5.5. Die rechtfertigende Argumentationslinie der Bw kann in diesem Zusammenhang nur als unschlüssig und teilweise den festgestellten Tatsachen widersprechend bewertet werden.
Nicht nur die übereinstimmenden und in der Sache plausiblen Angaben der erhebenden Beamten betreffend die Einschätzung der vorgefundenen Gesamtsituation, sondern insbesondere das Verhalten von Frau M im Gebäude lassen die Angaben der Bw und ihrer Mutter mehr als unrealistisch und fernab jeder Lebenserfahrung und allgemeinen Verhaltenslogik erscheinen. Es handelt sich um Schutzbehauptungen, die auch durch das „Vor-die-Tür-Stellen“ des Gepäcks von Frau M nicht an Wahrheitsgehalt gewinnen.

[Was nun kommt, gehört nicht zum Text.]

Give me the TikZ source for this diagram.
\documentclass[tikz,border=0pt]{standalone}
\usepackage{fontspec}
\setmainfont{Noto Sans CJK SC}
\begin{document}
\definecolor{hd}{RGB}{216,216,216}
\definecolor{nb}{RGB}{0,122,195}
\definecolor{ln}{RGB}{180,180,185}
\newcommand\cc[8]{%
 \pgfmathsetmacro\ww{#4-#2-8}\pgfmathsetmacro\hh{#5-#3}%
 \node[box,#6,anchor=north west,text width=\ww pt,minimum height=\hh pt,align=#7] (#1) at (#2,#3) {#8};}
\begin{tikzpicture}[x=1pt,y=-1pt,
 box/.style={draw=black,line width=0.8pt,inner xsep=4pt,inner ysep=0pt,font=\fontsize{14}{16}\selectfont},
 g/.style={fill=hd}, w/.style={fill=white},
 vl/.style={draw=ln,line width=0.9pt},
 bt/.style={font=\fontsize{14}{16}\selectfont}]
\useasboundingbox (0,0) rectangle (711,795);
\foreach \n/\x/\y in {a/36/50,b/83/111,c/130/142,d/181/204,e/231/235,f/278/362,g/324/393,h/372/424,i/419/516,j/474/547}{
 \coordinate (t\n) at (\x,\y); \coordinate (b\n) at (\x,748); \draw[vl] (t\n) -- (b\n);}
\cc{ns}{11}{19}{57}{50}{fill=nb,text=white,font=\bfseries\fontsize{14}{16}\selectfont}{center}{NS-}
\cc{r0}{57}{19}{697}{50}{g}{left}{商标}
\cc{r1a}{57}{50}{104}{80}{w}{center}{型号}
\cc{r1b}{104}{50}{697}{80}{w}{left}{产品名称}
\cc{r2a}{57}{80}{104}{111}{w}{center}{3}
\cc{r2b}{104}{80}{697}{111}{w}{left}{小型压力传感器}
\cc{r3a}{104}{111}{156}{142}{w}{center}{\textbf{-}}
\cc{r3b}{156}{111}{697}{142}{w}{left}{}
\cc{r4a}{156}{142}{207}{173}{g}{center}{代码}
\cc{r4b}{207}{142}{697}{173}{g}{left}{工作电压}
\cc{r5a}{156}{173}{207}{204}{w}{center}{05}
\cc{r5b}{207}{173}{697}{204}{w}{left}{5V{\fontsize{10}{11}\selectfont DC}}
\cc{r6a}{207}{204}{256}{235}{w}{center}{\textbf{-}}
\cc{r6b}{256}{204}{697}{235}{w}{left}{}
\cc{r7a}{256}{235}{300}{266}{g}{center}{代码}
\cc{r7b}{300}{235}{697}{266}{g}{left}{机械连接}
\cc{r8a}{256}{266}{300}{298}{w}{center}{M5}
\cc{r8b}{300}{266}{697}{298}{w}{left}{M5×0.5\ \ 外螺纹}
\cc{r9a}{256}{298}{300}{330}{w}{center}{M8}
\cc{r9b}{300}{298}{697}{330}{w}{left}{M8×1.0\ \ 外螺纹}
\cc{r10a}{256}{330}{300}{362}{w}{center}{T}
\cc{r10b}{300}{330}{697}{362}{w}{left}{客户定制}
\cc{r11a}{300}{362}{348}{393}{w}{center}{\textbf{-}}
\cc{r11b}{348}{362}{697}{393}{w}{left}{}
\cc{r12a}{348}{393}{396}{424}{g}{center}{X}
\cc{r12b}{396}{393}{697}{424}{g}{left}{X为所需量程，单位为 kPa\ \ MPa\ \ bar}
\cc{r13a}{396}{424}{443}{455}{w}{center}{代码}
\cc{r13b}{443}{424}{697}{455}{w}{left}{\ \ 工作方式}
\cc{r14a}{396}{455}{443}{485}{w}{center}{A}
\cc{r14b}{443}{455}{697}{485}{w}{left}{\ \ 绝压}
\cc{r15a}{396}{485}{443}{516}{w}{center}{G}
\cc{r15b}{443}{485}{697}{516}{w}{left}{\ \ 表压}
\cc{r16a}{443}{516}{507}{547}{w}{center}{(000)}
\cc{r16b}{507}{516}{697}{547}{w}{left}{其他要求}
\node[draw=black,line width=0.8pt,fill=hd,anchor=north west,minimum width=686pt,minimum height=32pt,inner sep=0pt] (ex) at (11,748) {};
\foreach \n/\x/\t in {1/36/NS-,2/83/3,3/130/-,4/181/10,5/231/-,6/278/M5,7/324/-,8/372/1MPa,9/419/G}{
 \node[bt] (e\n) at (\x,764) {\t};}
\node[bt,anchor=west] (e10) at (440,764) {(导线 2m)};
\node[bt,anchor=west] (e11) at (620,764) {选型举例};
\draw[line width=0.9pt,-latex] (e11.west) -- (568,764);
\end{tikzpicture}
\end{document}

Der Ausspruch einer Ermahnung war – was die Qualifikation des Verschuldens iSd Inkaufnahme der Rechtswidrigkeit des eigenen Handelns (auch, ja gerade im Sinne des Duldens des Handelns Dritter) angelangt – aufgrund der im gegenständlichen Zusammenhang indizierten mehrfachen Beschäftigung von Ausländern nicht in Betracht zu ziehen.

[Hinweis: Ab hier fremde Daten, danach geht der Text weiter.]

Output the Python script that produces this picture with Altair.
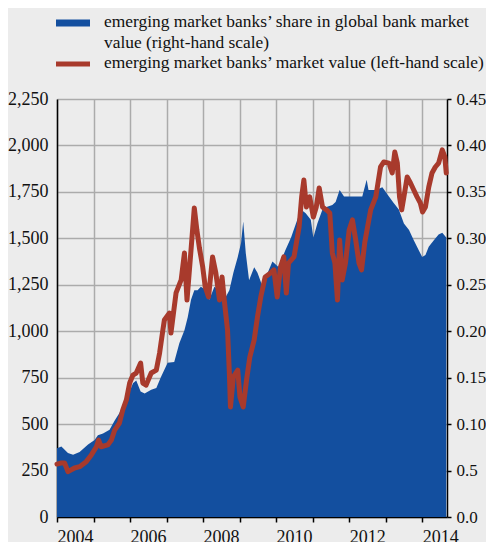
import altair as alt
import pandas as pd

# market value (left-hand scale)
red_t = [2004.00, 2004.10, 2004.21, 2004.30, 2004.48, 2004.62, 2004.80, 2004.94, 2005.08, 2005.14,
         2005.21, 2005.39, 2005.49, 2005.58, 2005.71, 2005.80, 2005.90, 2005.99, 2006.08, 2006.17,
         2006.29, 2006.35, 2006.44, 2006.58, 2006.72, 2006.81, 2006.90, 2006.94, 2007.08, 2007.12,
         2007.26, 2007.40, 2007.49, 2007.56, 2007.67, 2007.72, 2007.76, 2007.83, 2007.90, 2007.99,
         2008.06, 2008.15, 2008.26, 2008.35, 2008.45, 2008.52, 2008.58, 2008.67, 2008.72, 2008.75,
         2008.83, 2008.95, 2009.01, 2009.10, 2009.19, 2009.28, 2009.40, 2009.49, 2009.58, 2009.70,
         2009.85, 2009.94, 2010.03, 2010.12, 2010.21, 2010.28, 2010.34, 2010.49, 2010.63, 2010.70,
         2010.76, 2010.83, 2010.92, 2011.02, 2011.10, 2011.18, 2011.27, 2011.38, 2011.47, 2011.54,
         2011.61, 2011.68, 2011.74, 2011.81, 2011.90, 2012.00, 2012.09, 2012.18, 2012.27, 2012.34,
         2012.43, 2012.59, 2012.73, 2012.86, 2012.95, 2013.09, 2013.18, 2013.25, 2013.32, 2013.38,
         2013.44, 2013.50, 2013.59, 2013.68, 2013.77, 2013.86, 2013.95, 2014.01, 2014.09, 2014.18,
         2014.27, 2014.36, 2014.45, 2014.55, 2014.62, 2014.66]
red_v = [285, 290, 290, 244, 264, 271, 298, 334, 378, 414,
         378, 388, 414, 468, 506, 576, 630, 721, 764, 775,
         829, 721, 710, 775, 791, 883, 1007, 1060, 1098, 990,
         1206, 1276, 1421, 1168, 1437, 1563, 1663, 1545, 1448, 1346,
         1238, 1184, 1400, 1313, 1168, 1292, 1168, 1007, 775, 592,
         754, 791, 646, 592, 737, 861, 953, 1077, 1184, 1292,
         1313, 1330, 1184, 1346, 1400, 1206, 1367, 1400, 1561, 1723,
         1814, 1669, 1723, 1615, 1669, 1771, 1669, 1653, 1636, 1421,
         1367, 1168, 1491, 1276, 1367, 1545, 1599, 1491, 1367, 1330,
         1480, 1653, 1723, 1884, 1911, 1905, 1852, 1965, 1905, 1723,
         1653, 1723, 1830, 1798, 1760, 1723, 1690, 1642, 1669, 1776,
         1852, 1884, 1905, 1976, 1938, 1852]

# share in global bank market value (right-hand scale)
blue_t = [2004.00, 2004.12, 2004.30, 2004.44, 2004.62, 2004.85, 2005.03, 2005.12, 2005.26, 2005.44,
          2005.58, 2005.71, 2005.85, 2005.99, 2006.08, 2006.17, 2006.29, 2006.40, 2006.58, 2006.72,
          2006.85, 2007.03, 2007.21, 2007.35, 2007.49, 2007.58, 2007.67, 2007.76, 2007.85, 2007.94,
          2008.08, 2008.17, 2008.31, 2008.45, 2008.58, 2008.72, 2008.83, 2008.95, 2009.04, 2009.10,
          2009.17, 2009.26, 2009.40, 2009.49, 2009.63, 2009.77, 2009.90, 2010.07, 2010.25, 2010.41,
          2010.58, 2010.68, 2010.81, 2010.95, 2011.02, 2011.13, 2011.27, 2011.40, 2011.54, 2011.63,
          2011.74, 2011.86, 2012.00, 2012.18, 2012.36, 2012.48, 2012.53, 2012.73, 2012.91, 2013.09,
          2013.22, 2013.36, 2013.50, 2013.64, 2013.77, 2013.91, 2014.00, 2014.09, 2014.18, 2014.32,
          2014.45, 2014.55, 2014.66]
blue_s = [0.074, 0.076, 0.069, 0.067, 0.070, 0.078, 0.083, 0.088, 0.090, 0.094,
          0.104, 0.112, 0.123, 0.135, 0.144, 0.147, 0.135, 0.133, 0.137, 0.139,
          0.151, 0.166, 0.167, 0.187, 0.201, 0.215, 0.234, 0.244, 0.244, 0.248,
          0.244, 0.234, 0.248, 0.244, 0.234, 0.244, 0.263, 0.280, 0.295, 0.318,
          0.284, 0.255, 0.269, 0.263, 0.248, 0.263, 0.275, 0.269, 0.287, 0.301,
          0.320, 0.331, 0.327, 0.320, 0.301, 0.316, 0.331, 0.334, 0.336, 0.339,
          0.352, 0.345, 0.345, 0.345, 0.345, 0.363, 0.352, 0.352, 0.355, 0.345,
          0.338, 0.331, 0.316, 0.309, 0.298, 0.287, 0.280, 0.282, 0.291, 0.298,
          0.304, 0.306, 0.301]

left_ticks = [0, 250, 500, 750, 1000, 1250, 1500, 1750, 2000, 2250]
right_ticks = [0.0, 0.05, 0.10, 0.15, 0.20, 0.25, 0.30, 0.35, 0.40, 0.45]
year_ticks = list(range(2004, 2015))

legend_blue_1 = "emerging market banks\u2019 share in global bank market"
legend_blue_2 = "value (right-hand scale)"
legend_red = "emerging market banks\u2019 market value (left-hand scale)"

BLUE = "#134f9f"
RED = "#a83a2c"
FONT = "Liberation Serif"
TXT = "#111111"

red_df = pd.DataFrame({"t": red_t, "v": red_v})
blue_df = pd.DataFrame({"t": blue_t, "s": blue_s})

common_axis = dict(labelFont=FONT, labelColor=TXT, title=None,
                   domainColor="#000000", domainWidth=1.5,
                   tickColor="#000000", tickWidth=1.5,
                   gridColor="#ababab", gridWidth=1.5, gridOpacity=1)

x_scale = alt.Scale(domain=[2004, 2014.68], nice=False, zero=False)
x_axis = alt.Axis(values=year_ticks, grid=True, labelFontSize=18,
                  labelExpr="datum.value % 2 == 0 ? format(datum.value, 'd') : ''",
                  labelOffset=18, labelAlign="center", labelOverlap=False,
                  labelFlush=False, labelBound=False, tickSize=5, labelPadding=6,
                  **common_axis)

area = alt.Chart(blue_df).mark_area(color=BLUE, opacity=1, interpolate="linear").encode(
    x=alt.X("t:Q", scale=x_scale, axis=x_axis),
    y=alt.Y("s:Q", scale=alt.Scale(domain=[0, 0.45], nice=False),
            axis=alt.Axis(orient="right", values=right_ticks, grid=True,
                          tickSize=4, labelPadding=5, labelFontSize=17,
                          labelExpr="datum.value == 0 ? '0.0' : (abs(datum.value - 0.05) < 0.001 ? '0.5' : format(datum.value, '.2f'))",
                          **common_axis)),
)

line = alt.Chart(red_df).mark_line(color=RED, strokeWidth=5, strokeJoin="round",
                                   strokeCap="round").encode(
    x=alt.X("t:Q", scale=x_scale, axis=x_axis),
    y=alt.Y("v:Q", scale=alt.Scale(domain=[0, 2250], nice=False),
            axis=alt.Axis(orient="left", values=left_ticks, grid=False,
                          format=",.0f", ticks=False, labelPadding=9, labelFontSize=18,
                          **common_axis)),
)

dummy = alt.Data(values=[{"a": 1}])
sw_blue = alt.Chart(dummy).mark_rule(color=BLUE, strokeWidth=7).encode(
    x=alt.value(-1), x2=alt.value(33), y=alt.value(-76))
sw_red = alt.Chart(dummy).mark_rule(color=RED, strokeWidth=5).encode(
    x=alt.value(-1), x2=alt.value(33), y=alt.value(-35))
txt_props = dict(align="left", baseline="alphabetic", font=FONT, fontSize=17.4, color=TXT)
t1 = alt.Chart(dummy).mark_text(text=legend_blue_1, **txt_props).encode(x=alt.value(47), y=alt.value(-72))
t2 = alt.Chart(dummy).mark_text(text=legend_blue_2, **txt_props).encode(x=alt.value(47), y=alt.value(-51))
t3 = alt.Chart(dummy).mark_text(text=legend_red, **txt_props).encode(x=alt.value(47), y=alt.value(-31))

chart = alt.layer(area, line, sw_blue, sw_red, t1, t2, t3).resolve_scale(
    y="independent"
).properties(
    width=390, height=418,
    autosize=alt.AutoSizeParams(type="none"),
    padding={"left": 49, "top": 91, "right": 39, "bottom": 26},
    background="#ececec",
).configure(
    font=FONT
).configure_view(
    strokeWidth=0, fill="#ececec"
).configure_axis(
    labelFont=FONT
)

chart.save("out.html", embed_options={"renderer": "svg", "actions": False})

6. Die Vorschreibung der Kosten ergibt sich aus den oben angeführten gesetzlichen Bestimmungen.
Rechtsmittelbelehrung:
Gegen diesen Bescheid ist ein ordentliches Rechtsmittel nicht zulässig.
Hinweis:
Gegen diesen Bescheid kann jedoch innerhalb von sechs Wochen ab der Zustellung eine Beschwerde beim Verfassungsgerichtshof und/oder beim Verwaltungsgerichtshof erhoben werden. Sie muss – von gesetzlichen Ausnahmen abgesehen – jeweils von einem bevollmächtigten Rechtsanwalt oder einer bevollmächtigen Rechtsanwältin eingebracht werden. Die dafür zu entrichtende Eingabegebühr beträgt jeweils 240 Euro.
Läuft die Beschwerdefrist mit Ende des 31. Dezember 2013 noch und wurde bis dahin keine Beschwerde beim Verfassungsgerichtshof und/oder beim Verwaltungsgerichtshof erhoben, so kann vom 1. Jänner bis zum Ablauf des 12. Februar 2014 eine Beschwerde beim Verfassungsgerichtshof und/oder eine Revision beim Verwaltungsgerichtshof erhoben werden.
Läuft die Beschwerdefrist mit Ende des 31. Dezember 2013 noch und wurde bis dahin eine Beschwerde beim Verfassungsgerichtshof und/oder Verwaltungsgerichtshof erhoben, gilt die Beschwerde als rechtzeitig erhobene Beschwerde an den Verfassungsgerichtshof bzw. als rechtzeitig erhobene Revision an den Verwaltungsgerichtshof.
Würde der Bescheid nach den Bestimmungen des Zustellgesetzes erst nach Ablauf des 31. Dezember 2013 als zugestellt gelten, kann innerhalb von sechs Wochen ab Zustellung Beschwerde an den Verfassungsgerichtshof und/oder Revision an den Verwaltungsgerichtshof erhoben werden.
Die Beschwerde an den Verfassungsgerichtshof und die Revision an den Verwaltungsgerichtshof müssen – von gesetzlichen Ausnahmen abgesehen – jeweils von einem bevollmächtigten Rechtsanwalt oder einer bevollmächtigten Rechtsanwältin abgefasst und eingebracht werden. Die dafür zu entrichtende Eingabegebühr beträgt jeweils 240 Euro.